Last updated: 2025-07
Practical Application
The clear implication for L2 learning is that comprehension skills must be trained directly at the appropriate level. Vocabulary knowledge is necessary but not sufficient for listening comprehension — learners must also build phonological-form automaticity so that word recognition places minimal load on working memory. Spaced repetition practice with audio input, as offered by trains both the lexical access and phonological-form dimensions simultaneously, supporting listening comprehension gains that purely text-based study does not provide. For reading comprehension, the priority is vocabulary breadth — the single strongest modifiable predictor — making high-frequency vocabulary mastery through systematic review essential.
Related Terms
- Psycholinguistics
- Sentence Processing
- Word Recognition
- Garden-Path Sentence
- Spreading Activation
- Mental Lexicon
- Working Memory
- Speech Production
- Spaced Repetition
- Cognitive Load
See Also
Research
Marslen-Wilson, W. D. (1975). Sentence perception as an interactive parallel process. Science, 189(4198), 226–228.
The foundational study demonstrating incremental spoken word recognition: by “shadowing” (repeating heard speech with no measurable delay), participants showed they were processing speech word-by-word in real time, not waiting for sentence-final positions.
Gough, P. B., & Tunmer, W. E. (1986). Decoding, reading, and reading disability. Remedial and Special Education, 7(1), 6–10.

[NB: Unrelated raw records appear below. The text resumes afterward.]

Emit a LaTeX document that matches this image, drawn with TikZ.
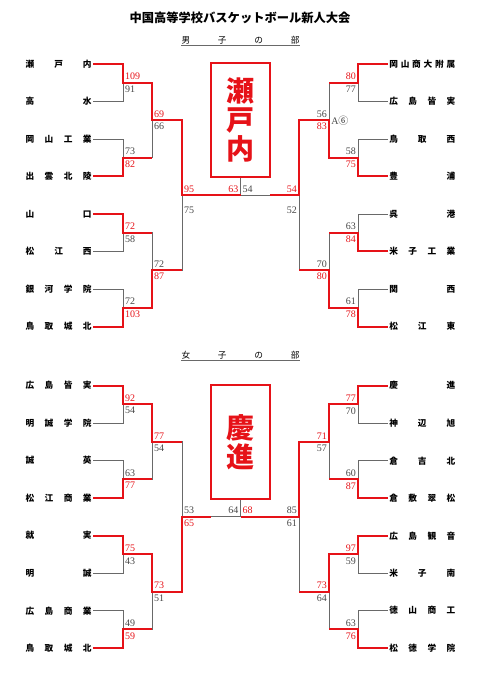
\documentclass[tikz,border=0pt]{standalone}
\usepackage{fontspec}
\setmainfont{Liberation Serif}
\newfontfamily\jpfont{Noto Sans CJK JP}
\usepackage{xcolor}
\usepackage{tikz}
\definecolor{winred}{RGB}{230,18,24}
\definecolor{linegray}{RGB}{105,105,105}
\definecolor{scoregray}{RGB}{70,70,70}

\begin{document}
\begin{tikzpicture}[
x=0.75pt, y=-0.75pt,
team/.style={
    anchor=west,
    inner sep=1pt,
    text width=49.5pt,
    font=\jpfont\bfseries\fontsize{6.5}{7}\selectfont
},
score/.style={font=\fontsize{7.5}{8}\selectfont, inner xsep=1.4pt, inner ysep=2pt},
ws/.style={score, text=winred},
ls/.style={score, text=scoregray},
win/.style={draw=winred, line width=1.5pt},
lose/.style={draw=linegray, line width=0.7pt},
champ/.style={
    draw=winred,
    line width=1.5pt,
    minimum width=44.25pt,
    minimum height=85pt,
    inner sep=0pt,
    align=center,
    text=winred,
    font=\jpfont\bfseries\fontsize{21}{22}\selectfont
},
hdr/.style={text width=88.5pt, inner xsep=0pt, inner ysep=1.2pt, font=\jpfont\fontsize{6.5}{7}\selectfont},
heading/.style={font=\jpfont\bfseries\fontsize{9.2}{11}\selectfont}
]
\useasboundingbox (0,0) rectangle (481,680);

\node[heading] (ttl) at (240,18) {中国高等学校バスケットボール新人大会};

\node[hdr] (bhdr) at (240.5,40) {男\hfill 子\hfill の\hfill 部};
\draw[linegray, line width=0.6pt] (bhdr.south west) -- (bhdr.south east);

\node[team] (bl1) at (24,64) {瀬\hfill 戸\hfill 内};
\node[team] (bl2) at (24,101.5) {高\hfill 水};
\node[team] (bl3) at (24,139) {岡\hfill 山\hfill 工\hfill 業};
\node[team] (bl4) at (24,176.5) {出\hfill 雲\hfill 北\hfill 陵};
\node[team] (bl5) at (24,214) {山\hfill 口};
\node[team] (bl6) at (24,251.5) {松\hfill 江\hfill 西};
\node[team] (bl7) at (24,289) {銀\hfill 河\hfill 学\hfill 院};
\node[team] (bl8) at (24,326.5) {鳥\hfill 取\hfill 城\hfill 北};

\node[team] (br1) at (387.7,64) {岡\hfill 山\hfill 商\hfill 大\hfill 附\hfill 属};
\node[team] (br2) at (387.7,101.5) {広\hfill 島\hfill 皆\hfill 実};
\node[team] (br3) at (387.7,139) {鳥\hfill 取\hfill 西};
\node[team] (br4) at (387.7,176.5) {豊\hfill 浦};
\node[team] (br5) at (387.7,214) {呉\hfill 港};
\node[team] (br6) at (387.7,251.5) {米\hfill 子\hfill 工\hfill 業};
\node[team] (br7) at (387.7,289) {関\hfill 西};
\node[team] (br8) at (387.7,326.5) {松\hfill 江\hfill 東};

\coordinate (blA) at (123,82.75);
\coordinate (blB) at (123,157.75);
\coordinate (blC) at (123,232.75);
\coordinate (blD) at (123,307.75);
\coordinate (blE) at (152,120.25);
\coordinate (blF) at (152,270.25);
\coordinate (blS) at (182,195.25);
\coordinate (bC) at (240.5,195.25);
\coordinate (bH) at (270,195.25);
\coordinate (brA) at (358,82.75);
\coordinate (brB) at (358,157.75);
\coordinate (brC) at (358,232.75);
\coordinate (brD) at (358,307.75);
\coordinate (brE) at (329,120.25);
\coordinate (brF) at (329,270.25);
\coordinate (brS) at (299,195.25);

\node[champ] (bbox) at (240.5,120) {瀬\\戸\\内};

\draw[lose] (bl2.east) -| (blA);
\draw[lose] (bl3.east) -| (blB);
\draw[lose] (blB) -| (blE);
\draw[lose] (bl6.east) -| (blC);
\draw[lose] (bl7.east) -| (blD);
\draw[lose] (blC) -| (blF);
\draw[lose] (blF) -| (blS);
\draw[lose] (br2.west) -| (brA);
\draw[lose] (br3.west) -| (brB);
\draw[lose] (brA) -| (brE);
\draw[lose] (br5.west) -| (brC);
\draw[lose] (br7.west) -| (brD);
\draw[lose] (brC) -| (brF);
\draw[lose] (brF) -| (brS);
\draw[lose] (bH) -- (bC);
\draw[lose] (bC) -- (bbox.south);

\draw[win] (bl1.east) -| (blA) -| (blE) -| (blS) -- (bC);
\draw[win] (bl4.east) -| (blB) -- (blB -| blE);
\draw[win] (bl5.east) -| (blC) -- (blC -| blF);
\draw[win] (bl8.east) -| (blD) -| (blF) -- (blF -| blS);
\draw[win] (br4.west) -| (brB) -| (brE) -| (brS) -- (bH);
\draw[win] (br1.west) -| (brA) -- (brA -| brE);
\draw[win] (br6.west) -| (brC) -- (brC -| brF);
\draw[win] (br8.west) -| (brD) -| (brF) -- (brF -| brS);

\node[ws, above right] (s1) at (blA) {109};
\node[ls, below right] (s2) at (blA) {91};
\node[ls, above right] (s3) at (blB) {73};
\node[ws, below right] (s4) at (blB) {82};
\node[ws, above right] (s5) at (blC) {72};
\node[ls, below right] (s6) at (blC) {58};
\node[ls, above right] (s7) at (blD) {72};
\node[ws, below right] (s8) at (blD) {103};
\node[ws, above right] (s9) at (blE) {69};
\node[ls, below right] (s10) at (blE) {66};
\node[ls, above right] (s11) at (blF) {72};
\node[ws, below right] (s12) at (blF) {87};
\node[ws, above right] (s13) at (blS) {95};
\node[ls, below right, yshift=-6.5pt] (s14) at (blS) {75};
\node[ws, above left] (s15) at (bC) {63};
\node[ls, above right] (s16) at (bC) {54};
\node[ws, above left] (s17) at (brA) {80};
\node[ls, below left] (s18) at (brA) {77};
\node[ls, above left] (s19) at (brB) {58};
\node[ws, below left] (s20) at (brB) {75};
\node[ls, above left] (s21) at (brE) {56};
\node[ws, below left] (s22) at (brE) {83};
\node[ls, right, inner xsep=1.5pt] (s23) at (brE) {A{\jpfont ⑥}};
\node[ls, above left] (s24) at (brC) {63};
\node[ws, below left] (s25) at (brC) {84};
\node[ls, above left] (s26) at (brD) {61};
\node[ws, below left] (s27) at (brD) {78};
\node[ls, above left] (s28) at (brF) {70};
\node[ws, below left] (s29) at (brF) {80};
\node[ws, above left] (s30) at (brS) {54};
\node[ls, below left, yshift=-6.5pt] (s31) at (brS) {52};

\node[hdr] (ghdr) at (240.5,355) {女\hfill 子\hfill の\hfill 部};
\draw[linegray, line width=0.6pt] (ghdr.south west) -- (ghdr.south east);

\node[team] (gl1) at (24,385.7) {広\hfill 島\hfill 皆\hfill 実};
\node[team] (gl2) at (24,423.2) {明\hfill 誠\hfill 学\hfill 院};
\node[team] (gl3) at (24,460.7) {誠\hfill 英};
\node[team] (gl4) at (24,498.2) {松\hfill 江\hfill 商\hfill 業};
\node[team] (gl5) at (24,535.7) {就\hfill 実};
\node[team] (gl6) at (24,573.2) {明\hfill 誠};
\node[team] (gl7) at (24,610.7) {広\hfill 島\hfill 商\hfill 業};
\node[team] (gl8) at (24,648.2) {鳥\hfill 取\hfill 城\hfill 北};

\node[team] (gr1) at (387.7,385.7) {慶\hfill 進};
\node[team] (gr2) at (387.7,423.2) {神\hfill 辺\hfill 旭};
\node[team] (gr3) at (387.7,460.7) {倉\hfill 吉\hfill 北};
\node[team] (gr4) at (387.7,498.2) {倉\hfill 敷\hfill 翠\hfill 松};
\node[team] (gr5) at (387.7,535.7) {広\hfill 島\hfill 観\hfill 音};
\node[team] (gr6) at (387.7,573.2) {米\hfill 子\hfill 南};
\node[team] (gr7) at (387.7,610.7) {徳\hfill 山\hfill 商\hfill 工};
\node[team] (gr8) at (387.7,648.2) {松\hfill 徳\hfill 学\hfill 院};

\coordinate (glA) at (123,404.45);
\coordinate (glB) at (123,479.45);
\coordinate (glC) at (123,554.45);
\coordinate (glD) at (123,629.45);
\coordinate (glE) at (152,441.95);
\coordinate (glF) at (152,591.95);
\coordinate (glS) at (182,516.95);
\coordinate (gC) at (240.5,516.95);
\coordinate (gH) at (211,516.95);
\coordinate (grA) at (358,404.45);
\coordinate (grB) at (358,479.45);
\coordinate (grC) at (358,554.45);
\coordinate (grD) at (358,629.45);
\coordinate (grE) at (329,441.95);
\coordinate (grF) at (329,591.95);
\coordinate (grS) at (299,516.95);

\node[champ] (gbox) at (240.5,442) {慶\\進};

\draw[lose] (gl2.east) -| (glA);
\draw[lose] (gl3.east) -| (glB);
\draw[lose] (glB) -| (glE);
\draw[lose] (glE) -| (glS);
\draw[lose] (gl6.east) -| (glC);
\draw[lose] (gl7.east) -| (glD);
\draw[lose] (glD) -| (glF);
\draw[lose] (gr2.west) -| (grA);
\draw[lose] (gr3.west) -| (grB);
\draw[lose] (grB) -| (grE);
\draw[lose] (gr6.west) -| (grC);
\draw[lose] (gr7.west) -| (grD);
\draw[lose] (grD) -| (grF);
\draw[lose] (grF) -| (grS);
\draw[lose] (gH) -- (gC);
\draw[lose] (gC) -- (gbox.south);

\draw[win] (gl1.east) -| (glA) -| (glE) -- (glE -| glS);
\draw[win] (gl4.east) -| (glB) -- (glB -| glE);
\draw[win] (gl5.east) -| (glC) -| (glF) -| (glS) -- (gH);
\draw[win] (gl8.east) -| (glD) -- (glD -| glF);
\draw[win] (gr1.west) -| (grA) -| (grE) -| (grS) -- (gC);
\draw[win] (gr4.west) -| (grB) -- (grB -| grE);
\draw[win] (gr5.west) -| (grC) -| (grF) -- (grF -| grS);
\draw[win] (gr8.west) -| (grD) -- (grD -| grF);

\node[ws, above right] (t1) at (glA) {92};
\node[ls, below right] (t2) at (glA) {54};
\node[ls, above right] (t3) at (glB) {63};
\node[ws, below right] (t4) at (glB) {77};
\node[ws, above right] (t5) at (glE) {77};
\node[ls, below right] (t6) at (glE) {54};
\node[ws, above right] (t7) at (glC) {75};
\node[ls, below right] (t8) at (glC) {43};
\node[ls, above right] (t9) at (glD) {49};
\node[ws, below right] (t10) at (glD) {59};
\node[ws, above right] (t11) at (glF) {73};
\node[ls, below right] (t12) at (glF) {51};
\node[ls, above right] (t13) at (glS) {53};
\node[ws, below right] (t14) at (glS) {65};
\node[ls, above left] (t15) at (gC) {64};
\node[ws, above right] (t16) at (gC) {68};
\node[ws, above left] (t17) at (grA) {77};
\node[ls, below left] (t18) at (grA) {70};
\node[ls, above left] (t19) at (grB) {60};
\node[ws, below left] (t20) at (grB) {87};
\node[ws, above left] (t21) at (grE) {71};
\node[ls, below left] (t22) at (grE) {57};
\node[ws, above left] (t23) at (grC) {97};
\node[ls, below left] (t24) at (grC) {59};
\node[ls, above left] (t25) at (grD) {63};
\node[ws, below left] (t26) at (grD) {76};
\node[ws, above left] (t27) at (grF) {73};
\node[ls, below left] (t28) at (grF) {64};
\node[ls, above left] (t29) at (grS) {85};
\node[ls, below left] (t30) at (grS) {61};

\end{tikzpicture}
\end{document}
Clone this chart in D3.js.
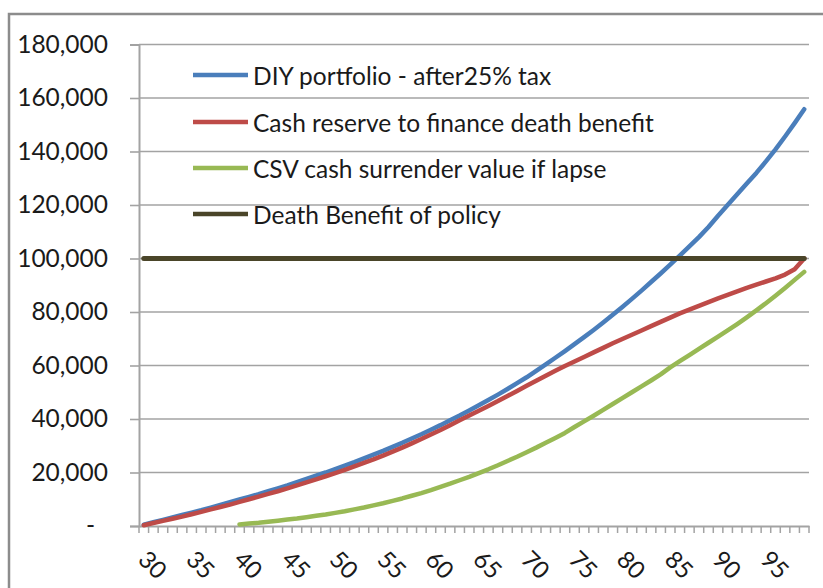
<!DOCTYPE html>
<html>
<head>
<meta charset="utf-8">
<script src="https://cdn.jsdelivr.net/npm/d3@7"></script>
<style>
  html, body { margin: 0; padding: 0; background: #fff; }
  svg { display: block; }
  text { font-family: Lato, "Open Sans", sans-serif; fill: #1a1a1a; }
</style>
</head>
<body>
<svg id="chart" width="823" height="588"></svg>
<script>
// ---- Data ----
const ages = d3.range(30, 100); // 30..99
const xLabels = [30, 35, 40, 45, 50, 55, 60, 65, 70, 75, 80, 85, 90, 95];
const yTicks = [0, 20000, 40000, 60000, 80000, 100000, 120000, 140000, 160000, 180000];

const diyPortfolio = [
  500, 1400, 2300, 3200, 4100, 5000, 5900, 6900, 7900, 8900,
  9900, 10900, 11900, 13000, 14100, 15200, 16400, 17600, 18800, 20000,
  21300, 22600, 23900, 25300, 26700, 28100, 29600, 31100, 32700, 34300,
  36000, 37700, 39500, 41300, 43200, 45100, 47100, 49100, 51200, 53400,
  55600, 58000, 60400, 62900, 65400, 68000, 70600, 73300, 76100, 79000,
  81900, 84900, 88000, 91200, 94400, 97700, 101100, 104500, 108000, 111800,
  116000, 120000, 124000, 128000, 132000, 136300, 140800, 145600, 150600, 155800
];
const cashReserve = [
  300, 1100, 1900, 2700, 3500, 4400, 5300, 6200, 7100, 8000,
  9000, 10000, 11000, 12000, 13000, 14100, 15200, 16300, 17400, 18600,
  19800, 21000, 22300, 23600, 24900, 26300, 27800, 29300, 30900, 32500,
  34200, 35900, 37700, 39500, 41300, 43100, 44900, 46700, 48600, 50500,
  52400, 54300, 56200, 58000, 59800, 61500, 63200, 64900, 66600, 68300,
  69900, 71500, 73100, 74700, 76300, 77900, 79500, 80900, 82300, 83700,
  85100, 86400, 87700, 89000, 90200, 91400, 92600, 94000, 96000, 100000
];
const csvAges = d3.range(40, 100);
const cashSurrender = [
  600, 900, 1200, 1600, 2000, 2400, 2800, 3300, 3800, 4300,
  4900, 5500, 6200, 6900, 7700, 8500, 9400, 10300, 11300, 12300,
  13400, 14600, 15800, 17100, 18400, 19800, 21200, 22700, 24300, 25900,
  27600, 29300, 31100, 32900, 34800, 37000, 39100, 41200, 43400, 45600,
  47800, 50000, 52200, 54400, 56700, 59300, 61600, 63900, 66200, 68500,
  70800, 73100, 75500, 78000, 80600, 83300, 86100, 89000, 92000, 95000
];
const deathBenefit = ages.map(() => 100000);

const seriesNames = [
  "DIY portfolio - after25% tax",
  "Cash reserve to finance death benefit",
  "CSV cash surrender value if lapse",
  "Death Benefit of policy"
];
const seriesColors = ["#4a7ebb", "#be4b48", "#98b954", "#4a4529"];

// ---- Layout ----
const svg = d3.select("#chart");
const plotLeft = 139, plotRight = 809, plotTop = 44.5, plotBottom = 526;
const gridColor = "#a3a3a3";

// outer chart border
svg.append("rect")
  .attr("x", 9).attr("y", 14)
  .attr("width", 840).attr("height", 600)
  .attr("fill", "none").attr("stroke", "#8c8c8c").attr("stroke-width", 2.5);

const x = d3.scaleBand().domain(ages).range([plotLeft, plotRight]).padding(0);
const y = d3.scaleLinear().domain([0, 180000]).range([plotBottom, plotTop]);
const cx = a => x(a) + x.bandwidth() / 2;

// gridlines
svg.append("g").selectAll("line")
  .data(yTicks.filter(d => d > 0))
  .join("line")
  .attr("x1", plotLeft).attr("x2", plotRight)
  .attr("y1", d => y(d)).attr("y2", d => y(d))
  .attr("stroke", gridColor).attr("stroke-width", 1.6);

// y axis
const yAxis = svg.append("g")
  .attr("transform", `translate(${plotLeft},0)`)
  .call(d3.axisLeft(y).tickValues(yTicks).tickSize(9).tickPadding(22)
    .tickFormat(d => d === 0 ? "-" : d3.format(",")(d)));
yAxis.select(".domain").attr("stroke", gridColor).attr("stroke-width", 2);
yAxis.selectAll(".tick line").attr("stroke", gridColor).attr("stroke-width", 1.6);
yAxis.selectAll(".tick text")
  .style("font-size", "24.5px").attr("fill", "#1a1a1a")
  .attr("x", d => d === 0 ? -44 : -31);

// x axis
const xAxis = svg.append("g")
  .attr("transform", `translate(0,${plotBottom})`)
  .call(d3.axisBottom(x).tickValues(xLabels).tickSize(0).tickFormat(d => d));
xAxis.select(".domain").attr("stroke", gridColor).attr("stroke-width", 2);
xAxis.selectAll(".tick text")
  .style("font-size", "24px").attr("fill", "#1a1a1a")
  .attr("text-anchor", "start")
  .attr("dy", null)
  .attr("y", 0)
  .attr("transform", "translate(-7,35) rotate(45)");

// category boundary ticks
const bounds = ages.map(a => x(a)).concat([x(ages[ages.length - 1]) + x.bandwidth()]);
svg.append("g").selectAll("line")
  .data(bounds)
  .join("line")
  .attr("x1", d => d).attr("x2", d => d)
  .attr("y1", plotBottom).attr("y2", plotBottom + 7)
  .attr("stroke", gridColor).attr("stroke-width", 1.5);

// lines
const line = d3.line().x(d => cx(d[0])).y(d => y(d[1]));
const seriesData = [
  d3.zip(ages, diyPortfolio),
  d3.zip(ages, cashReserve),
  d3.zip(csvAges, cashSurrender),
  d3.zip(ages, deathBenefit)
];
const widths = [4.5, 4.5, 4.5, 5];
seriesData.forEach((data, i) => {
  svg.append("path")
    .datum(data)
    .attr("d", line)
    .attr("fill", "none")
    .attr("stroke", seriesColors[i])
    .attr("stroke-width", widths[i])
    .attr("stroke-linejoin", "round")
    .attr("stroke-linecap", "round");
});

// legend
const legendRows = [75, 122, 168, 214];
const lg = svg.append("g");
seriesNames.forEach((name, i) => {
  lg.append("line")
    .attr("x1", 193).attr("x2", 248)
    .attr("y1", legendRows[i]).attr("y2", legendRows[i])
    .attr("stroke", seriesColors[i]).attr("stroke-width", 4.5);
  lg.append("text")
    .attr("x", 253).attr("y", legendRows[i])
    .attr("dominant-baseline", "central")
    .style("font-size", "24.5px")
    .text(name);
});
</script>
</body>
</html>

Proposed the simple view of reading: comprehension = decoding × language comprehension. Enormously influential in reading education research and has guided much subsequent study of reading difficulty in L1 and L2 contexts.
Van Dijk, T. A., & Kintsch, W. (1983). Strategies of Discourse Comprehension. Academic Press.
The foundational work on discourse-level comprehension, introducing the distinction between the surface code, the propositional textbase, and the situation model. The situation model concept — readers build a mental simulation of described events — remains central to text comprehension research.